Meinung

Dezember

Also packte uns meine Mutter in Winterjacken und lud uns in ihren alten Fiat Ritmo.

Barbara Kaufmann
über den Dezember

Der Dezember ist da und mit ihm die Dunkelheit. Nachmittags um halb fünf ist es finster in der Stadt und am Stadtrand steigt der Nebel auf zwischen den Neubausiedlungen, die mich an meinen Heimatort erinnern, unten im Süden. „Komm“, sagt meine Freundin, „gehen wir raus.“

Wir schlendern durch die Straßen der Innenstadt, gerade so schnell, dass wir nicht frieren und wie wir an den vielen Geschäften vorbeikommen mit den weihnachtlich dekorierten Schaufenstern, muss ich an den Dezember in meiner Kindheit denken. Damals als wir noch in einer kleinen Wohnung in der Vorstadt lebten. Zu fünft, im vierten Stock eines grauen Wohnblocks mit Blick auf die Hauptstraße und einer Nachbarin unter uns, die keine Kinder mochte. Vielleicht mochte sie andere Kinder, die nicht über ihr wohnten und nachmittags im Wohnzimmer spielten, wenn es draußen früh dunkel und kalt wurde. Uns jedenfalls nicht. Sobald wir laut lachten, durch das Zimmer liefen und die Spielzeugautos über den grünen Teppichboden fahren ließen, läutete es an der Tür. Da stand sie.

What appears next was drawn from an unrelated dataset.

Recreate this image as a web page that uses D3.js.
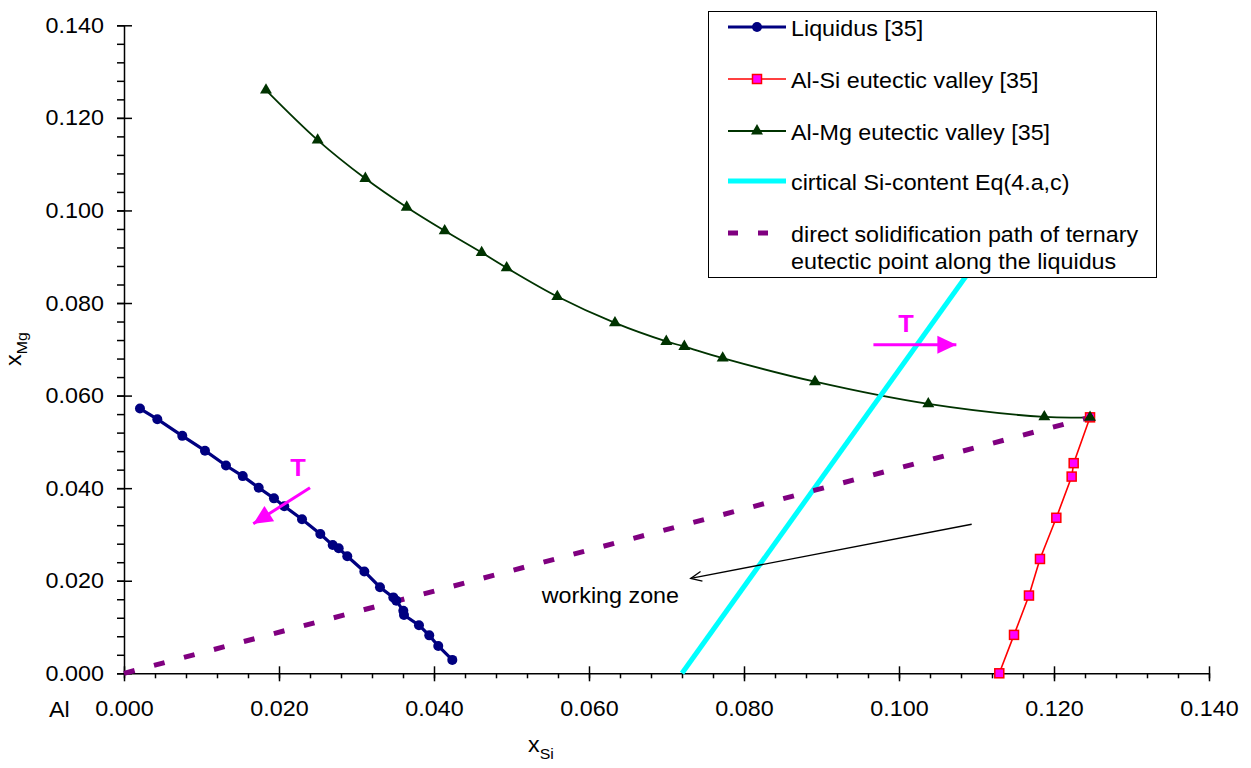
<!DOCTYPE html>
<html>
<head>
<meta charset="utf-8">
<script src="https://cdn.jsdelivr.net/npm/d3@7"></script>
<style>
  body { margin: 0; background: #fff; }
  text { font-family: "Liberation Sans", Arial, sans-serif; fill: #000; }
</style>
</head>
<body>
<svg id="chart" width="1251" height="768"></svg>
<script>
// ---- data (mole fractions) ----
const liquidusX = [0.00206, 0.0043, 0.00752, 0.01045, 0.01316, 0.01532, 0.01738, 0.01935, 0.02068, 0.02297,
                   0.02533, 0.02693, 0.0277, 0.02881, 0.03101, 0.03303, 0.03475, 0.03514, 0.03604, 0.03613,
                   0.03806, 0.03939, 0.04055, 0.04236];
const liquidusY = [0.0572, 0.0549, 0.0513, 0.0481, 0.0449, 0.0426, 0.0401, 0.0378, 0.0361, 0.0333,
                   0.0301, 0.0277, 0.0270, 0.0253, 0.0220, 0.0186, 0.0164, 0.0157, 0.0135, 0.0126,
                   0.0104, 0.0082, 0.0059, 0.0029];

const alSiX = [0.11294, 0.11484, 0.11677, 0.11819, 0.1203, 0.12228, 0.12254, 0.12465];
const alSiY = [0.0, 0.0083, 0.0168, 0.0247, 0.0336, 0.0425, 0.0454, 0.0553];

const alMgX = [0.01832, 0.02499, 0.03114, 0.03648, 0.04138, 0.04615, 0.04938, 0.05591, 0.06335, 0.06997,
               0.0723, 0.07725, 0.08916, 0.10378, 0.11875, 0.12465];
const alMgY = [0.1260, 0.1152, 0.1069, 0.1007, 0.0956, 0.0909, 0.0876, 0.0814, 0.0757, 0.0717,
               0.0706, 0.0681, 0.0630, 0.0582, 0.0554, 0.0553];

const criticalX = [0.072, 0.1318];
const criticalY = [0.0, 0.140];

const pathX = [0.0, 0.12465];
const pathY = [0.0, 0.0553];

const tickValues = [0, 0.02, 0.04, 0.06, 0.08, 0.1, 0.12, 0.14];
const minorValues = d3.range(0, 36).map(i => i * 0.004);

const legendLabels = ['Liquidus [35]', 'Al-Si eutectic valley [35]', 'Al-Mg eutectic valley [35]',
                      'cirtical Si-content Eq(4.a,c)',
                      ['direct solidification path of ternary', 'eutectic point along the liquidus']];

// annotations: [x0, y0, x1, y1] in data units
const tArrows = [[0.0240, 0.0401, 0.01668, 0.0323], [0.0967, 0.0710, 0.1074, 0.0710]];
const tLabels = [[0.02245, 0.0427], [0.1009, 0.0738]];
const zoneArrow = [0.10938, 0.0322, 0.07312, 0.0205];
const zoneLabel = [0.0539, 0.01525];

// ---- setup ----
const SX = 1.06; // glyphs in the figure are slightly wide
const svg = d3.select('#chart');
const x = d3.scaleLinear().domain([0, 0.14]).range([124, 1209]);
const y = d3.scaleLinear().domain([0, 0.14]).range([673.3, 25.3]);
const fmt = d3.format('.3f');
const zip = (a, b) => a.map((v, i) => [v, b[i]]);

const defs = svg.append('defs');
defs.append('marker')
    .attr('id', 'headT')
    .attr('markerUnits', 'userSpaceOnUse')
    .attr('viewBox', '-20 -10 22 20')
    .attr('markerWidth', 22).attr('markerHeight', 20)
    .attr('refX', 0).attr('refY', 0)
    .attr('orient', 'auto')
    .append('path').attr('d', 'M-19,-9L0,0L-19,9Z').attr('fill', '#FF00FF');
defs.append('marker')
    .attr('id', 'headZ')
    .attr('markerUnits', 'userSpaceOnUse')
    .attr('viewBox', '-12 -7 14 14')
    .attr('markerWidth', 14).attr('markerHeight', 14)
    .attr('refX', 0).attr('refY', 0)
    .attr('orient', 'auto')
    .append('path').attr('d', 'M-11,-5L0,0L-11,5').attr('fill', 'none').attr('stroke', '#000').attr('stroke-width', 1.3);

// ---- axes ----
const yMinor = svg.append('g').attr('transform', `translate(${x(0)},0)`)
    .call(d3.axisLeft(y).tickValues(minorValues).tickFormat('').tickSize(7).tickSizeOuter(0));
yMinor.select('.domain').remove();

const yAxis = svg.append('g').attr('transform', `translate(${x(0)},0)`)
    .call(d3.axisLeft(y).tickValues(tickValues).tickFormat(fmt).tickSize(7).tickSizeOuter(0).tickPadding(12));
yAxis.selectAll('.tick line').attr('x1', 8);

const xMinor = svg.append('g').attr('transform', `translate(0,${y(0)})`)
    .call(d3.axisBottom(x).tickValues(minorValues).tickFormat('').tickSize(5).tickSizeOuter(0));
xMinor.select('.domain').remove();

const xAxis = svg.append('g').attr('transform', `translate(0,${y(0)})`)
    .call(d3.axisBottom(x).tickValues(tickValues).tickFormat(fmt).tickSize(8).tickSizeOuter(0).tickPadding(19));
xAxis.selectAll('.tick line').attr('y1', -7);

svg.selectAll('.domain, .tick line').attr('stroke', '#000').attr('stroke-width', 1.5);
svg.selectAll('.tick text')
    .attr('font-size', 22)
    .attr('font-family', '"Liberation Sans", Arial, sans-serif')
    .attr('fill', '#000')
    .attr('transform', `scale(${SX},1)`);

function label(px, py, str, opts = {}) {
    const t = svg.append('text')
        .attr('transform', `translate(${px},${py}) scale(${SX},1)`)
        .attr('font-size', opts.size || 22)
        .attr('text-anchor', opts.anchor || 'start')
        .text(str);
    if (opts.bold) t.attr('font-weight', 'bold');
    if (opts.fill) t.style('fill', opts.fill);
    return t;
}

label(49, 717, 'Al');

// axis titles
const xt = svg.append('text').attr('transform', `translate(528,752) scale(${SX},1)`).attr('font-size', 22);
xt.append('tspan').text('x');
xt.append('tspan').attr('font-size', 15).attr('dy', 7).text('Si');

const yt = svg.append('text').attr('transform', `translate(21,366) rotate(-90) scale(${SX},1)`).attr('font-size', 22);
yt.append('tspan').text('x');
yt.append('tspan').attr('font-size', 15).attr('dy', 6).text('Mg');

// ---- series lines ----
const line = d3.line().x(d => x(d[0])).y(d => y(d[1]));
const smooth = d3.line().x(d => x(d[0])).y(d => y(d[1])).curve(d3.curveCatmullRom.alpha(0.5));

svg.append('path').datum(zip(liquidusX, liquidusY))
    .attr('d', line).attr('fill', 'none').attr('stroke', '#000080').attr('stroke-width', 3.2);
svg.append('path').datum(zip(alSiX, alSiY))
    .attr('d', line).attr('fill', 'none').attr('stroke', '#FF0000').attr('stroke-width', 1.6);
svg.append('path').datum(zip(alMgX, alMgY))
    .attr('d', smooth).attr('fill', 'none').attr('stroke', '#003300').attr('stroke-width', 1.8);
svg.append('path').datum(zip(criticalX, criticalY))
    .attr('d', line).attr('fill', 'none').attr('stroke', '#00FFFF').attr('stroke-width', 5);
svg.append('path').datum(zip(pathX, pathY))
    .attr('d', line).attr('fill', 'none').attr('stroke', '#800080').attr('stroke-width', 5)
    .attr('stroke-dasharray', '11,20');

// ---- markers ----
svg.append('g').selectAll('circle')
    .data(zip(liquidusX, liquidusY)).enter().append('circle')
    .attr('cx', d => x(d[0])).attr('cy', d => y(d[1])).attr('r', 5)
    .attr('fill', '#000080');

svg.append('g').selectAll('rect')
    .data(zip(alSiX, alSiY)).enter().append('rect')
    .attr('x', d => x(d[0]) - 4.5).attr('y', d => y(d[1]) - 4.5)
    .attr('width', 9).attr('height', 9)
    .attr('fill', '#FF00FF').attr('stroke', '#FF0000').attr('stroke-width', 1.5);

const tri = d3.symbol().type(d3.symbolTriangle).size(62);
svg.append('g').selectAll('path')
    .data(zip(alMgX, alMgY)).enter().append('path')
    .attr('d', tri).attr('transform', d => `translate(${x(d[0])},${y(d[1])})`)
    .attr('fill', '#003300');

// ---- annotations ----
tArrows.forEach(a => {
    svg.append('line')
        .attr('x1', x(a[0])).attr('y1', y(a[1])).attr('x2', x(a[2])).attr('y2', y(a[3]))
        .attr('stroke', '#FF00FF').attr('stroke-width', 3).attr('marker-end', 'url(#headT)');
});
tLabels.forEach(p => label(x(p[0]), y(p[1]), 'T', { anchor: 'middle', bold: true, fill: '#FF00FF', size: 24 }));

svg.append('line')
    .attr('x1', x(zoneArrow[0])).attr('y1', y(zoneArrow[1])).attr('x2', x(zoneArrow[2])).attr('y2', y(zoneArrow[3]))
    .attr('stroke', '#000').attr('stroke-width', 1.3).attr('marker-end', 'url(#headZ)');
label(x(zoneLabel[0]), y(zoneLabel[1]), 'working zone');

// ---- legend ----
const lg = svg.append('g');
lg.append('rect').attr('x', 708.5).attr('y', 11.5).attr('width', 448).attr('height', 266)
    .attr('fill', '#fff').attr('stroke', '#000').attr('stroke-width', 1);

const rowY = [27, 79, 131, 181, 233];
const sx0 = 728, sx1 = 786, smid = 757;
lg.append('line').attr('x1', sx0).attr('x2', sx1).attr('y1', rowY[0]).attr('y2', rowY[0])
    .attr('stroke', '#000080').attr('stroke-width', 3.2);
lg.append('circle').attr('cx', smid).attr('cy', rowY[0]).attr('r', 5).attr('fill', '#000080');

lg.append('line').attr('x1', sx0).attr('x2', sx1).attr('y1', rowY[1]).attr('y2', rowY[1])
    .attr('stroke', '#FF0000').attr('stroke-width', 1.6);
lg.append('rect').attr('x', smid - 4.5).attr('y', rowY[1] - 4.5).attr('width', 9).attr('height', 9)
    .attr('fill', '#FF00FF').attr('stroke', '#FF0000').attr('stroke-width', 1.5);

lg.append('line').attr('x1', sx0).attr('x2', sx1).attr('y1', rowY[2]).attr('y2', rowY[2])
    .attr('stroke', '#003300').attr('stroke-width', 1.8);
lg.append('path').attr('d', tri).attr('transform', `translate(${smid},${rowY[2]})`).attr('fill', '#003300');

lg.append('line').attr('x1', sx0).attr('x2', sx1).attr('y1', rowY[3]).attr('y2', rowY[3])
    .attr('stroke', '#00FFFF').attr('stroke-width', 5);

lg.append('line').attr('x1', sx0).attr('x2', sx1).attr('y1', rowY[4]).attr('y2', rowY[4])
    .attr('stroke', '#800080').attr('stroke-width', 5).attr('stroke-dasharray', '10,20');

legendLabels.forEach((l, i) => {
    if (Array.isArray(l)) {
        l.forEach((s, j) => label(791, rowY[i] + 9 + j * 27, s));
    } else {
        label(791, rowY[i] + 9, l);
    }
});
</script>
</body>
</html>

Aufgebracht, schwer atmend, weil sie die Stufen zu uns hinauf laufen musste, mit vorwurfsvollem Blick. „So geht das nicht“, sagte sie immer zur Begrüßung und sie roch nach süßem schwerem Parfüm, „bei mir wackelt das Porzellan.“ Und bis heute frag ich mich, was das sein soll. Wackelndes Porzellan. Anfangs hatte meine Mutter noch versucht, mit ihr zu verhandeln. „Es tut mir leid, es sind eben kleine Kinder.“ Aber die Nachbarin hatte keine Kinder und erst recht kein Verständnis für sie. Dafür hatte sie die Telefonnummer der Hausverwaltung, von der sie großzügig Gebrauch machte.

Auslagen schauen

Also packte uns meine Mutter in Winterjacken, lud uns in ihren alten Fiat Ritmo und wir fuhren in die Stadt. „Auslagen schauen.“ Hand in Hand stapften wir durch die festlich beleuchtete Fußgängerzone, vorbei an den Spielzeugläden, Boutiquen und Geschäften und malten uns aus, was wir alles kaufen würden. Wenn wir könnten. Meine Mutter erklärte uns dann, dass es zu Weihnachten nicht um Geschenke ging, sondern ums Geben, Teilen, Zusammensein. Sie war immer ein hoffnungsloser Hippie gewesen, sie ist es heute noch. Zum Abschluss kaufte sie uns eine Tüte Maroni, die wir im Auto untereinander aufteilten. Manchmal fanden wir die Schalen Monate später zwischen den Sitzen, im Sommer, am Weg zum See.

Während wir nach Hause fuhren, zurück in die Vorstadt, sprach sie vom Konsumwahn, der offenbar etwas Schlechtes war, weil er Weihnachten zerstörte. Und ich nahm mir vor, etwas gegen ihn zu unternehmen. Später, wenn ich selbst Kinder haben würde, mit denen ich an Auslagen vorbeispazieren würde in der Weihnachtszeit.

All das ist mir eingefallen während ich mit meiner Freundin durch die Wiener Innenstadt gegangen bin. Ich habe keine Kinder und Weihnachten ist mir auch nicht mehr so wichtig wie damals. Trotzdem muss ich bei jedem Maronistand, an dem wir vorbeikommen, an meine Mutter denken. Und als wir uns am Rückweg eine Tüte teilen, meine Freundin und ich, steck ich die Schalen in meine Manteltasche. Vielleicht finde ich sie ja in eine paar Monaten, wenn es draußen wieder heller ist und wärmer. Und denk zurück an den Dezember und die Dunkelheit.